Revealing the Hidden Gnostic Narrative in Leonardo’s Last Supper
For centuries, Leonardo da Vinci’s The Last Supper has been revered as a masterful depiction of biblical betrayal, capturing the moment Jesus reveals Judas as his traitor among the disciples. But what if this iconic fresco conceals a forbidden Gnostic narrative, where Mary Magdalene emerges as the true bearer of divine wisdom, Judas as an enlightened ally, and Peter as the real betrayer of spiritual truth?
For over five centuries, Leonardo da Vinci’s The Last Supper has been interpreted as a dramatic moment frozen in time. The instant when Jesus announces that one of his disciples will betray him. Judas Iscariot, traditionally identified as the villain of Christian history, has been cast as the central antagonist in this sacred drama.

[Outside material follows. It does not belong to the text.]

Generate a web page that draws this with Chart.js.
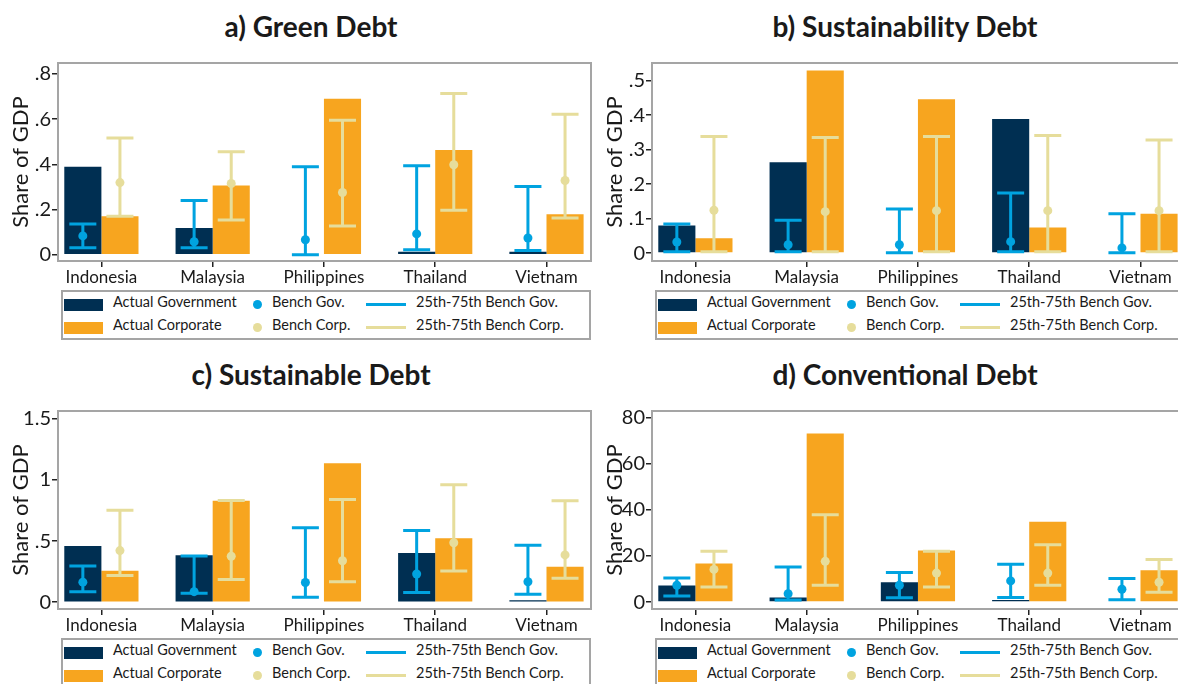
<!DOCTYPE html>
<html>
<head>
<meta charset="utf-8">
<script src="https://cdn.jsdelivr.net/npm/chart.js@4.4.1/dist/chart.umd.min.js"></script>
<style>
  body { margin: 0; width: 1178px; height: 684px; overflow: hidden; background: #fff; font-family: Lato, sans-serif; position: relative; color: #1a1a1a; }
  .panel { position: absolute; width: 594px; height: 342px; }
  .title { position: absolute; left: 0; width: 622px; top: 8px; text-align: center; font-weight: bold; font-size: 28px; line-height: 37px; }
  .panel canvas { position: absolute; left: 0; top: 50px; }
  .legend { position: absolute; left: 61px; top: 290px; width: 530px; height: 50px; box-sizing: border-box; border: 2px solid #a5a5a5; font-size: 14.5px; }
  .legend span { position: absolute; white-space: nowrap; }
  .sw { width: 39px; height: 12px; }
  .dot { width: 9px; height: 9px; border-radius: 50%; }
  .ln { width: 40px; height: 3px; }
</style>
</head>
<body>
<div class="panel" id="pa" style="left:0;top:0"></div>
<div class="panel" id="pb" style="left:594px;top:0"></div>
<div class="panel" id="pc" style="left:0;top:348px"></div>
<div class="panel" id="pd" style="left:594px;top:348px"></div>
<script>
const countries = ['Indonesia', 'Malaysia', 'Philippines', 'Thailand', 'Vietnam'];

// a) Green Debt
const greenGov = [0.389, 0.118, 0, 0.013, 0.013];
const greenCorp = [0.170, 0.306, 0.690, 0.463, 0.179];
const greenGovMed = [0.083, 0.057, 0.066, 0.092, 0.074];
const greenGovP25 = [0.031, 0.031, 0.000, 0.022, 0.018];
const greenGovP75 = [0.136, 0.240, 0.389, 0.393, 0.302];
const greenCorpMed = [0.319, 0.315, 0.275, 0.398, 0.328];
const greenCorpP25 = [0.170, 0.153, 0.127, 0.197, 0.162];
const greenCorpP75 = [0.516, 0.455, 0.595, 0.713, 0.621];
const greenTicks = [0, 0.2, 0.4, 0.6, 0.8];
const greenTickLabels = ['0', '.2', '.4', '.6', '.8'];

// b) Sustainability Debt
const slbGov = [0.080, 0.263, 0, 0.389, 0];
const slbCorp = [0.043, 0.529, 0.446, 0.074, 0.114];
const slbGovMed = [0.032, 0.024, 0.024, 0.033, 0.015];
const slbGovP25 = [0.004, 0.004, 0.001, 0.004, 0.001];
const slbGovP75 = [0.084, 0.095, 0.128, 0.174, 0.114];
const slbCorpMed = [0.124, 0.120, 0.123, 0.123, 0.123];
const slbCorpP25 = [0.004, 0.004, 0.004, 0.004, 0.004];
const slbCorpP75 = [0.338, 0.335, 0.338, 0.341, 0.328];
const slbTicks = [0, 0.1, 0.2, 0.3, 0.4, 0.5];
const slbTickLabels = ['0', '.1', '.2', '.3', '.4', '.5'];

// c) Sustainable Debt
const susGov = [0.460, 0.385, 0, 0.403, 0.016];
const susCorp = [0.258, 0.831, 1.137, 0.524, 0.290];
const susGovMed = [0.164, 0.086, 0.161, 0.231, 0.167];
const susGovP25 = [0.086, 0.073, 0.040, 0.080, 0.064];
const susGovP75 = [0.296, 0.377, 0.610, 0.586, 0.465];
const susCorpMed = [0.422, 0.376, 0.339, 0.486, 0.387];
const susCorpP25 = [0.218, 0.185, 0.167, 0.256, 0.196];
const susCorpP75 = [0.752, 0.833, 0.841, 0.962, 0.831];
const susTicks = [0, 0.5, 1, 1.5];
const susTickLabels = ['0', '.5', '1', '1.5'];

// d) Conventional Debt
const convGov = [7.2, 2.0, 8.6, 0.9, 0.4];
const convCorp = [16.8, 73.2, 22.4, 34.9, 13.8];
const convGovMed = [7.3, 3.6, 7.3, 9.2, 5.6];
const convGovP25 = [2.6, 0.9, 1.9, 2.0, 1.0];
const convGovP75 = [10.5, 15.2, 12.9, 16.4, 10.2];
const convCorpMed = [14.2, 17.7, 12.6, 12.6, 8.6];
const convCorpP25 = [6.6, 7.3, 6.6, 7.3, 4.3];
const convCorpP75 = [22.1, 37.9, 22.1, 24.9, 18.5];
const convTicks = [0, 20, 40, 60, 80];
const convTickLabels = ['0', '20', '40', '60', '80'];

const NAVY = '#002f52', ORANGE = '#f7a51f', BLUE = '#00a3e0', BEIGE = '#e6dd9b', FRAME = '#a5a5a5';

// frame + bench error bars
const benchPlugin = {
  id: 'bench',
  beforeDatasetsDraw(chart) {
    const a = chart.chartArea, ctx = chart.ctx;
    ctx.save();
    ctx.strokeStyle = FRAME;
    ctx.lineWidth = 2;
    ctx.strokeRect(a.left, a.top, a.right - a.left, a.bottom - a.top);
    ctx.restore();
  },
  afterDatasetsDraw(chart, args, opts) {
    const ctx = chart.ctx, y = chart.scales.y;
    opts.series.forEach((s, di) => {
      const meta = chart.getDatasetMeta(di);
      meta.data.forEach((bar, i) => {
        const x = bar.x;
        const lo = y.getPixelForValue(s.p25[i]);
        const hi = y.getPixelForValue(s.p75[i]);
        const md = y.getPixelForValue(s.med[i]);
        ctx.save();
        ctx.strokeStyle = s.color;
        ctx.fillStyle = s.color;
        ctx.lineWidth = 3;
        ctx.beginPath();
        ctx.moveTo(x, lo); ctx.lineTo(x, hi);
        ctx.moveTo(x - 13.5, lo); ctx.lineTo(x + 13.5, lo);
        ctx.moveTo(x - 13.5, hi); ctx.lineTo(x + 13.5, hi);
        ctx.stroke();
        ctx.beginPath();
        ctx.arc(x, md, 4.5, 0, Math.PI * 2);
        ctx.fill();
        ctx.restore();
      });
    });
  }
};

function makePanel(id, title, gov, corp, gMed, gP25, gP75, cMed, cP25, cP75, ticks, tickLabels, yMin, yMax) {
  const panel = document.getElementById(id);
  panel.innerHTML =
    '<div class="title">' + title + '</div>' +
    '<canvas width="594" height="240"></canvas>' +
    '<div class="legend">' +
      '<span class="sw" style="left:1px;top:7px;background:' + NAVY + '"></span>' +
      '<span style="left:50px;top:1px">Actual Government</span>' +
      '<span class="sw" style="left:1px;top:30px;background:' + ORANGE + '"></span>' +
      '<span style="left:50px;top:24px">Actual Corporate</span>' +
      '<span class="dot" style="left:190px;top:8px;background:' + BLUE + '"></span>' +
      '<span style="left:209px;top:1px">Bench Gov.</span>' +
      '<span class="dot" style="left:190px;top:31px;background:' + BEIGE + '"></span>' +
      '<span style="left:209px;top:24px">Bench Corp.</span>' +
      '<span class="ln" style="left:303px;top:11px;background:' + BLUE + '"></span>' +
      '<span style="left:353px;top:1px">25th-75th Bench Gov.</span>' +
      '<span class="ln" style="left:303px;top:34px;background:' + BEIGE + '"></span>' +
      '<span style="left:353px;top:24px">25th-75th Bench Corp.</span>' +
    '</div>';

  const ctx = panel.querySelector('canvas').getContext('2d');
  new Chart(ctx, {
    type: 'bar',
    data: {
      datasets: [
        { label: 'Actual Government', data: gov.map((v, i) => ({ x: i + 1, y: v })), backgroundColor: NAVY },
        { label: 'Actual Corporate', data: corp.map((v, i) => ({ x: i + 1, y: v })), backgroundColor: ORANGE }
      ]
    },
    options: {
      responsive: false,
      animation: false,
      events: [],
      layout: { padding: { top: 9, right: 3, left: 0, bottom: 0 } },
      datasets: { bar: { barPercentage: 1, categoryPercentage: 0.667 } },
      plugins: {
        legend: { display: false },
        tooltip: { enabled: false },
        bench: {
          series: [
            { med: gMed, p25: gP25, p75: gP75, color: BLUE },
            { med: cMed, p25: cP25, p75: cP75, color: BEIGE }
          ]
        }
      },
      scales: {
        x: {
          type: 'linear',
          min: 0.61, max: 5.4,
          offset: false,
          border: { display: false },
          grid: { display: true, offset: false, drawOnChartArea: false, drawTicks: true, tickLength: 6, color: '#222', lineWidth: 1.5 },
          ticks: {
            color: '#1a1a1a', font: { family: 'Lato', size: 17 }, padding: 0, maxRotation: 0, autoSkip: false,
            callback: v => countries[v - 1]
          },
          afterBuildTicks: s => { s.ticks = countries.map((c, i) => ({ value: i + 1 })); },
          afterFit: s => { s.height = 29; }
        },
        y: {
          min: yMin, max: yMax,
          border: { display: false },
          grid: { display: true, drawOnChartArea: false, drawTicks: true, tickLength: 6, color: '#222', lineWidth: 1.5 },
          ticks: {
            color: '#1a1a1a', font: { family: 'Lato', size: 20 }, padding: 1,
            callback: (v) => tickLabels[ticks.indexOf(v)]
          },
          afterBuildTicks: s => { s.ticks = ticks.map(v => ({ value: v })); },
          afterFit: s => { s.width = 58; },
          title: { display: true, text: 'Share of GDP', color: '#1a1a1a', font: { family: 'Lato', size: 22 }, padding: { top: 8, bottom: 0 } }
        }
      }
    },
    plugins: [benchPlugin]
  });
}

makePanel('pa', 'a) Green Debt', greenGov, greenCorp, greenGovMed, greenGovP25, greenGovP75, greenCorpMed, greenCorpP25, greenCorpP75, greenTicks, greenTickLabels, -0.028, 0.848);
makePanel('pb', 'b) Sustainability Debt', slbGov, slbCorp, slbGovMed, slbGovP25, slbGovP75, slbCorpMed, slbCorpP25, slbCorpP75, slbTicks, slbTickLabels, -0.023, 0.551);
makePanel('pc', 'c) Sustainable Debt', susGov, susCorp, susGovMed, susGovP25, susGovP75, susCorpMed, susCorpP25, susCorpP75, susTicks, susTickLabels, -0.056, 1.565);
makePanel('pd', 'd) Conventional Debt', convGov, convCorp, convGovMed, convGovP25, convGovP75, convCorpMed, convCorpP25, convCorpP75, convTicks, convTickLabels, -3, 83);
</script>
</body>
</html>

But what if we’ve been reading the masterpiece wrong all along? What if Leonardo, one of the most brilliant minds of the Renaissance, encoded an entirely different story within the gestures, gazes, and spatial arrangements of his monumental fresco?
Recent iconographic analysis suggests that The Last Supper may not illustrate the canonical gospels at all. Instead, the painting appears to dramatize passages from the Gnostic gospels discovered in Egypt, particularly those attributed to Mary Magdalene and Philip. These ancient texts, suppressed by early Church authorities and rediscovered in 1945 near Nag Hammadi, present a radically different version of early Christianity: one centered on inner spiritual knowledge (gnosis) and the pivotal role of Mary Magdalene as the primary recipient of Christ’s secret teachings.
This alternative reading transforms our understanding of Leonardo’s work from a simple biblical scene into a bold visual denunciation—a coded message about the suppression of spiritual wisdom and the rise of institutional dogma.